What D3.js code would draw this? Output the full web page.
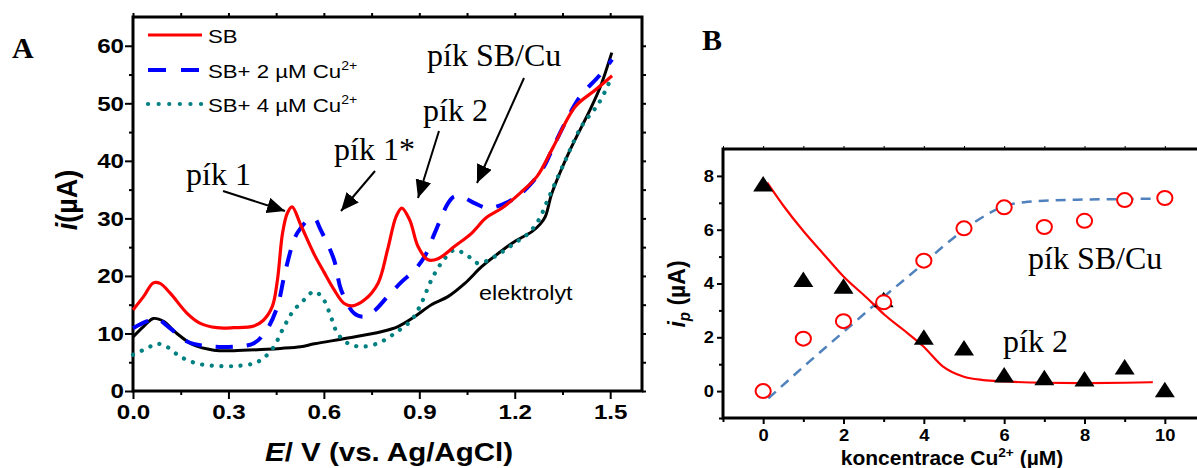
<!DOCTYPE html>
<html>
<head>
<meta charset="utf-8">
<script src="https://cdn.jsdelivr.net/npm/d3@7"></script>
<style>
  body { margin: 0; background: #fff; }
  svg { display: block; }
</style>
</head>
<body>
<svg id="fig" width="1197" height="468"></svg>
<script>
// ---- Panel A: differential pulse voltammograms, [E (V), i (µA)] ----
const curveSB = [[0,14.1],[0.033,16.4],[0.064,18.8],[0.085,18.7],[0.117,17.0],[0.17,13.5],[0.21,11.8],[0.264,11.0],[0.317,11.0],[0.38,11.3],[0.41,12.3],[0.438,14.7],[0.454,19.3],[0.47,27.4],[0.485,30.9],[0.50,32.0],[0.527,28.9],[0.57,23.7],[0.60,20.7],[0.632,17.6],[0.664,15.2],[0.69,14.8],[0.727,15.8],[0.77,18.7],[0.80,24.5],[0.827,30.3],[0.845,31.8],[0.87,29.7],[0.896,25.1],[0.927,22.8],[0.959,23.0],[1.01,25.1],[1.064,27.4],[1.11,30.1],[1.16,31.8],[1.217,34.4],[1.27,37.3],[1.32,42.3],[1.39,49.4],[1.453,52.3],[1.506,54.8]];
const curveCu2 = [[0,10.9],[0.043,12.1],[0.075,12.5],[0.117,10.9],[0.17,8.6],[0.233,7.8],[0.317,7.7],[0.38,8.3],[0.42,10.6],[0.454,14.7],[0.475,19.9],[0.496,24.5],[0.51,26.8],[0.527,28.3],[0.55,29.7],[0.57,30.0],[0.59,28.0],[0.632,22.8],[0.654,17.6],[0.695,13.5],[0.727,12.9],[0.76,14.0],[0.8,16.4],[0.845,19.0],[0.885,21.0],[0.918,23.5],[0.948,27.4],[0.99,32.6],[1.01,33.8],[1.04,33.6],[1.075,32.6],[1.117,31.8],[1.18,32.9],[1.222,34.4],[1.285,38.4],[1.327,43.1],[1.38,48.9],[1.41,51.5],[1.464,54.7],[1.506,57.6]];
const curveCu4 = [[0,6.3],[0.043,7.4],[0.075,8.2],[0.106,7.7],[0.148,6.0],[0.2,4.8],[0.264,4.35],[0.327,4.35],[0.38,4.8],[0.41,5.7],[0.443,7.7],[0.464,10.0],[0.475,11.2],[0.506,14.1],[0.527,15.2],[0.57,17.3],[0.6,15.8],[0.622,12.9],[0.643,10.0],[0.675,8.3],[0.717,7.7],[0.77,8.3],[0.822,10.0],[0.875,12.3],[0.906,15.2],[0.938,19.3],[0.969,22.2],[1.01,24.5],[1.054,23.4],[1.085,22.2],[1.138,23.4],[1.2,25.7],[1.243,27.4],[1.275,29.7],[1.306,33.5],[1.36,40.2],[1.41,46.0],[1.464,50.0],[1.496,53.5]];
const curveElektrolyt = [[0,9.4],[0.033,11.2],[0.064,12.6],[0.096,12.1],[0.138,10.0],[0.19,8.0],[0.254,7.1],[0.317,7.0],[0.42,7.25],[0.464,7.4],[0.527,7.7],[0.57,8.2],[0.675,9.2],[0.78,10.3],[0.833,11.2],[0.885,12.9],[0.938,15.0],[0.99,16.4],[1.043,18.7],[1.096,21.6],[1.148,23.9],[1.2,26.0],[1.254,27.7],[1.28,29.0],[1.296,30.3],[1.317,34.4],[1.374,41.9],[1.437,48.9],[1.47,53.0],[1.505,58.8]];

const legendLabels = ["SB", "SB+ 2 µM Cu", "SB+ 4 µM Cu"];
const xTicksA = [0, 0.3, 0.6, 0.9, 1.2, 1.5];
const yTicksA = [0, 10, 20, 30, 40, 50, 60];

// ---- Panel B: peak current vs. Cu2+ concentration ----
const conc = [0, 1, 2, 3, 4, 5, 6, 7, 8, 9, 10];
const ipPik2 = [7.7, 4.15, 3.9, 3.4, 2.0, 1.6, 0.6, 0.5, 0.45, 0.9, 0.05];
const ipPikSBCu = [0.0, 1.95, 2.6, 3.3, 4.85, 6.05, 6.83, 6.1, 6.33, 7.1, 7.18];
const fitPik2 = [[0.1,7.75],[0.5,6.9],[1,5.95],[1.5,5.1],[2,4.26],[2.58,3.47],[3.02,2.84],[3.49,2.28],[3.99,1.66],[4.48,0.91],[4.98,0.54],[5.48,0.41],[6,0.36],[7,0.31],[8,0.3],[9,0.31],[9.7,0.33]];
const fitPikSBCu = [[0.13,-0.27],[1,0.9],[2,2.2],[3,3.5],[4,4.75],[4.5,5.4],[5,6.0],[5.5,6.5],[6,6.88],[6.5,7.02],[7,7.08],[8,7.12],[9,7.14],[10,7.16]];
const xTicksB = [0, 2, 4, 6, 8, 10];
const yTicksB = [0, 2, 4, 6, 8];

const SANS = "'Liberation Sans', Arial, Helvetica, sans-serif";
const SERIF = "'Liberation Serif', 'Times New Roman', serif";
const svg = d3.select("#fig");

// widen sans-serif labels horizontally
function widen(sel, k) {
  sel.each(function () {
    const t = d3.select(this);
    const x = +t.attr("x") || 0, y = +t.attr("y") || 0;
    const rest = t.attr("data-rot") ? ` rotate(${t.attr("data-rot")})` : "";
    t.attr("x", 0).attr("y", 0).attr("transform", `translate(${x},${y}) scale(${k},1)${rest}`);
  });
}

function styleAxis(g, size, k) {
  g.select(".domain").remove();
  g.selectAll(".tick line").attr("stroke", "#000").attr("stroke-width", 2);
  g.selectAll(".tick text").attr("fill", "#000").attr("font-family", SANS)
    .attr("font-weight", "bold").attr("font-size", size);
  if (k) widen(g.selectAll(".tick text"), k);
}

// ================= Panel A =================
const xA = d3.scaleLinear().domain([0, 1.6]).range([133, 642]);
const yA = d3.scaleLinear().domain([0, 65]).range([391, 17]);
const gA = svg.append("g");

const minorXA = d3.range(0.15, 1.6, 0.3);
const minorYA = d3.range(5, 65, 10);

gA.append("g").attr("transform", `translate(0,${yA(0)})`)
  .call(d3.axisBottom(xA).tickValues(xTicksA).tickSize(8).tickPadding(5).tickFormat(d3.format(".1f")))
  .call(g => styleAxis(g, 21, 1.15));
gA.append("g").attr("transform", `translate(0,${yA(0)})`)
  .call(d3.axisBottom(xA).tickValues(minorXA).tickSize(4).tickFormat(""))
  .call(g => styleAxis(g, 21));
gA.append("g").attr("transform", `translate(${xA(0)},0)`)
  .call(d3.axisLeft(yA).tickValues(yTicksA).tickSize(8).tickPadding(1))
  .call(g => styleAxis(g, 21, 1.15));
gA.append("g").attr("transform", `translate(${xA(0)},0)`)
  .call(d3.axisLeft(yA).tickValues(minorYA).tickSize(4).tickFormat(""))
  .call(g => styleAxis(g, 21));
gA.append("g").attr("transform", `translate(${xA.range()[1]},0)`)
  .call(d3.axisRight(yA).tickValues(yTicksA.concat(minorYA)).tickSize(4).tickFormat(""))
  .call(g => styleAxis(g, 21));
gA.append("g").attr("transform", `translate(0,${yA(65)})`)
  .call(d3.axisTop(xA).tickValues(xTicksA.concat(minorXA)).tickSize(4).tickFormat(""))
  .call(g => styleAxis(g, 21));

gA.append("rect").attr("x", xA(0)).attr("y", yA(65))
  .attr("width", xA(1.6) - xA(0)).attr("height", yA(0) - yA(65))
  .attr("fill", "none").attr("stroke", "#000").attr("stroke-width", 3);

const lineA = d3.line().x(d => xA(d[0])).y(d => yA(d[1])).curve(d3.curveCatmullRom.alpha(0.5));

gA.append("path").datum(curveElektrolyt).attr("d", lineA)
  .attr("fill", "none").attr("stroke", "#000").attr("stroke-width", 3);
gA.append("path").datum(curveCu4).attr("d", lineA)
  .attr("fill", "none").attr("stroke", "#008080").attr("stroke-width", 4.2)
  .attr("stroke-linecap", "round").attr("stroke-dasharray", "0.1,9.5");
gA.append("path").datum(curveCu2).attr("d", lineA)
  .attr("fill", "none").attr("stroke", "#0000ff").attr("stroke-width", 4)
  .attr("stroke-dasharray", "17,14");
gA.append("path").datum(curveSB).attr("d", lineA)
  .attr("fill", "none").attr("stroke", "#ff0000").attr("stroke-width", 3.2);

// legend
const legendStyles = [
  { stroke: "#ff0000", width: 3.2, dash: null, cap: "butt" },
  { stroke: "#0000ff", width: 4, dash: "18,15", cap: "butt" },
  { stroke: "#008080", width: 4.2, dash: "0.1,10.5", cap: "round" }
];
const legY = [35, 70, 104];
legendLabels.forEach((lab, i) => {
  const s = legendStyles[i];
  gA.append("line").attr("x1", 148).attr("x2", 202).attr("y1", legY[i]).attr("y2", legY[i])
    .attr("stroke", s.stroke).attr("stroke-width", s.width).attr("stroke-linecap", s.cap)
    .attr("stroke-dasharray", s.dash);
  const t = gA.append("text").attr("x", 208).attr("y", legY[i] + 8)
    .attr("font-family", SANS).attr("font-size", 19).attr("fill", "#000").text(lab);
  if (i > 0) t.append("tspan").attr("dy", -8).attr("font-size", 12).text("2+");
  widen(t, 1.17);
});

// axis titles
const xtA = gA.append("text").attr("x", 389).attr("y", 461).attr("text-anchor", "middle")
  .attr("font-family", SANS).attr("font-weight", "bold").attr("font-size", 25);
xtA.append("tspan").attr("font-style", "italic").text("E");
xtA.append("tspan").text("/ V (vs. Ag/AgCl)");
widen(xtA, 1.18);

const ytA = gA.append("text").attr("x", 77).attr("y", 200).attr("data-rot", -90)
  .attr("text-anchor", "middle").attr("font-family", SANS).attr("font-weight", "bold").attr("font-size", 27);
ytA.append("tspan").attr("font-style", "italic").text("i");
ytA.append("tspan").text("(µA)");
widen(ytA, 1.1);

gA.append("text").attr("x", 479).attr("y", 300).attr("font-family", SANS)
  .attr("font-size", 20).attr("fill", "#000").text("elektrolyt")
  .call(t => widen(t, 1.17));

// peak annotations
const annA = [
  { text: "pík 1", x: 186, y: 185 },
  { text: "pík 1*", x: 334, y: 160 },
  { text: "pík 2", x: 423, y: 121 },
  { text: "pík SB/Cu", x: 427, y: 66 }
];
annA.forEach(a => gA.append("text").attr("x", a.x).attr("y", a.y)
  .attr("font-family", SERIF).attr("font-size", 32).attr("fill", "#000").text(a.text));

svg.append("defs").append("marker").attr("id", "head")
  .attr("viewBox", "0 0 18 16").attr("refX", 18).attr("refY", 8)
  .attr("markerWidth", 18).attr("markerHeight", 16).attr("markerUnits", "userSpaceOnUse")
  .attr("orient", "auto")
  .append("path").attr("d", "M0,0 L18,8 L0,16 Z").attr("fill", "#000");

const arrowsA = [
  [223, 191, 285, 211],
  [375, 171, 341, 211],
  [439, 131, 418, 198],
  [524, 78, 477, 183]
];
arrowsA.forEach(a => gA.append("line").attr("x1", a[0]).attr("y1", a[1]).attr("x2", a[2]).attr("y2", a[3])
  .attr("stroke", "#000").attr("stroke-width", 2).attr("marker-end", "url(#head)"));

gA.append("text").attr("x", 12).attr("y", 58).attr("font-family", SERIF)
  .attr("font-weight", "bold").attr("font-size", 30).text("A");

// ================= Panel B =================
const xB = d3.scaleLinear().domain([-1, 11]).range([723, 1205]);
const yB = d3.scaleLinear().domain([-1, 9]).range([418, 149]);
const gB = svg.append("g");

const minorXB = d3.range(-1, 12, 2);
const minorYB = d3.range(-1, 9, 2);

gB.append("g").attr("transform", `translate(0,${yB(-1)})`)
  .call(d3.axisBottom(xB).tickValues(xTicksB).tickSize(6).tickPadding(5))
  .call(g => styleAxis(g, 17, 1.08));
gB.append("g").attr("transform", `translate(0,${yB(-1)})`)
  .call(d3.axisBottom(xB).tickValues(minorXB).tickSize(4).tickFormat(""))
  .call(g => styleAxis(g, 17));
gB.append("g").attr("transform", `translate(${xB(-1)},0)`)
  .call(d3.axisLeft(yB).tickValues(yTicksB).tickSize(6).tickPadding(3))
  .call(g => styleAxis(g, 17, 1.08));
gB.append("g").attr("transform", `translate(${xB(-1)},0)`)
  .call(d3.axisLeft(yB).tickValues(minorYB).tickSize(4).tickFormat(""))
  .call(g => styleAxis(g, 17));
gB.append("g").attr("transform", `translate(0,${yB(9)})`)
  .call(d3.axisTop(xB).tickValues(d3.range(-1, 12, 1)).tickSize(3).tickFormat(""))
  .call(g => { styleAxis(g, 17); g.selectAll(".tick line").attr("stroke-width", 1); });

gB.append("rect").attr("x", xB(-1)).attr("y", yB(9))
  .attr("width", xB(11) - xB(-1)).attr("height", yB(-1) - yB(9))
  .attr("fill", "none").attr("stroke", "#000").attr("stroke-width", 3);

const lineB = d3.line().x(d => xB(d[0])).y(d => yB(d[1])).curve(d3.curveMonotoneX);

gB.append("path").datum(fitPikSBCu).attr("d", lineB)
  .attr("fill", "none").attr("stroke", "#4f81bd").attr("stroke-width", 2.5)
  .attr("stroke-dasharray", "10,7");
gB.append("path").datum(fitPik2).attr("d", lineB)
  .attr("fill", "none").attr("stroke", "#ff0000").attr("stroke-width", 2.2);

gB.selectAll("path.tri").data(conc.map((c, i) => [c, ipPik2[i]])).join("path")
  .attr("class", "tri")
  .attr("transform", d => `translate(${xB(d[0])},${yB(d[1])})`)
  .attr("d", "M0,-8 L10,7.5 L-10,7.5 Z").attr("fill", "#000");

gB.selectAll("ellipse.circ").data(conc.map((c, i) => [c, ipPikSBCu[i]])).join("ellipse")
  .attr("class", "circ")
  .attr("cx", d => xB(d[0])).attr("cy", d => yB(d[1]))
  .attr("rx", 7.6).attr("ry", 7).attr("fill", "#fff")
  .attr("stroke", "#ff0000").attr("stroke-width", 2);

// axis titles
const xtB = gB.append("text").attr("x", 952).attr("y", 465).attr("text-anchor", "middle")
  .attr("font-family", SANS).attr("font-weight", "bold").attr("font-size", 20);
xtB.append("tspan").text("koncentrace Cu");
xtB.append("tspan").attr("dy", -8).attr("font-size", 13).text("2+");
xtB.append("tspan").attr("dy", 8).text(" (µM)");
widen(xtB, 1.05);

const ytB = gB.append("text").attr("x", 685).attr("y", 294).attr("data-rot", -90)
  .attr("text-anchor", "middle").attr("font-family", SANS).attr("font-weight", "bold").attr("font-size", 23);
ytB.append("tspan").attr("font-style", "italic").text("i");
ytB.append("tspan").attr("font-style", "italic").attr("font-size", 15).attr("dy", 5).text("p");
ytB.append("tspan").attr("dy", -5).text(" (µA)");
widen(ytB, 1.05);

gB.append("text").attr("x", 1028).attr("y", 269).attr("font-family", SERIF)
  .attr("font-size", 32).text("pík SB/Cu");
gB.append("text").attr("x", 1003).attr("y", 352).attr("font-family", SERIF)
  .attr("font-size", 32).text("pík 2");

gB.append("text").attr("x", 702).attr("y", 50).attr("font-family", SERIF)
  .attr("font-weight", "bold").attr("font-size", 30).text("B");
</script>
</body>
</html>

════════════════

▶ [Problem] Gather each line that holds "this".

▶ [Answer in full]
What D3.js code would draw this? Output the full web page.
    const t = d3.select(this);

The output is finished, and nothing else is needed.